I met a 75-year-old woman with grey hair down to her ass inside her duplex in which she lived on one side and used the other for storage. Her office was on the storage side, so we walked through literal towers of paperwork, books, binders, and god knows what else to reach her even more cluttered office. I found space on the couch to sit as she proceeded to blow her nose the entire session while suggesting I read a couple of Bible excerpts in relation to my woes. She also handed me a CD-ROM of meditation music before I left. I never saw her again.

I met a 60-year-old vibrant woman from the northeast who fell in love with me as soon as we locked eyes. She wanted to know where my top was from, referred to the douchebag I was dating as a fucking asshole, and her office was 50 shades of purple. Although I wanted to drink wine with her and have her stroke my hair while softly singing "Everything's Coming Up Roses" to me, I knew it wasn't what I was looking for. I never saw her again.

Then, I met her.
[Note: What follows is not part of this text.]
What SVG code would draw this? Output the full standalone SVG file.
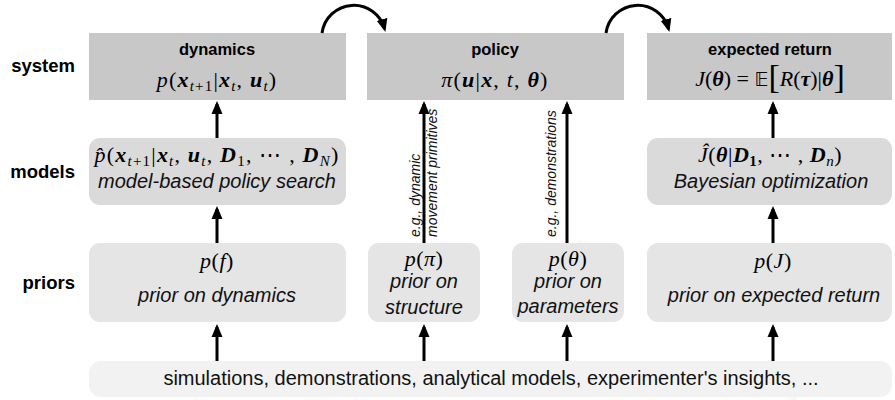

She was the only one who suggested we talk on the phone before our date, er, I mean appointment. Instantly, I loved the sound of her voice. Something about it was so deliciously stereotypically soothing, I wanted to hear more and more and more. I left her office the day of our first appointment and knew. The "you just know" feeling had finally happened to me! Every part of me was sure this was it. I texted my friends "OMG, I love her." "YES!" they replied excitedly. "IT'S HAPPENING!"

She didn't (and still hasn't) try to be my friend. She's given me invaluable tools to use against my own unrelenting thoughts, both rational and irrational (more so irrational, though). She's challenged me to look at things from multiple angles, gather information wherever I can, and slow down. I'm still a work in progress and I always will be, but it feels good to be working on a project as big as myself (not, like, literally big) (I mean, yes — I've been pretty heavy-handed in the carb department lately but whatever) (diet starts tomorrow). 

I know I've written A LOT today, so if you're still here — thank you. For whatever reason, sharing my journey to finding the right therapist was really important to me. Because therapy isn't just for when you're going through a rough patch, and I think that's what gets lost so easily. It's something for the every day. Something that needs as much nurturing and maintenance as your haircut or gel mani or meal prepping. It's something you can gain incredible things from as long as you put in the effort, and something that doesn't always involve 50 minute sessions full of tears and tissues. In fact, a lot of the time you'll go into it thinking, "What will we even talk about today?" But let me tell you — something always comes up. 

If you want to try it, you have my support. And if you're already there, I'm there with you.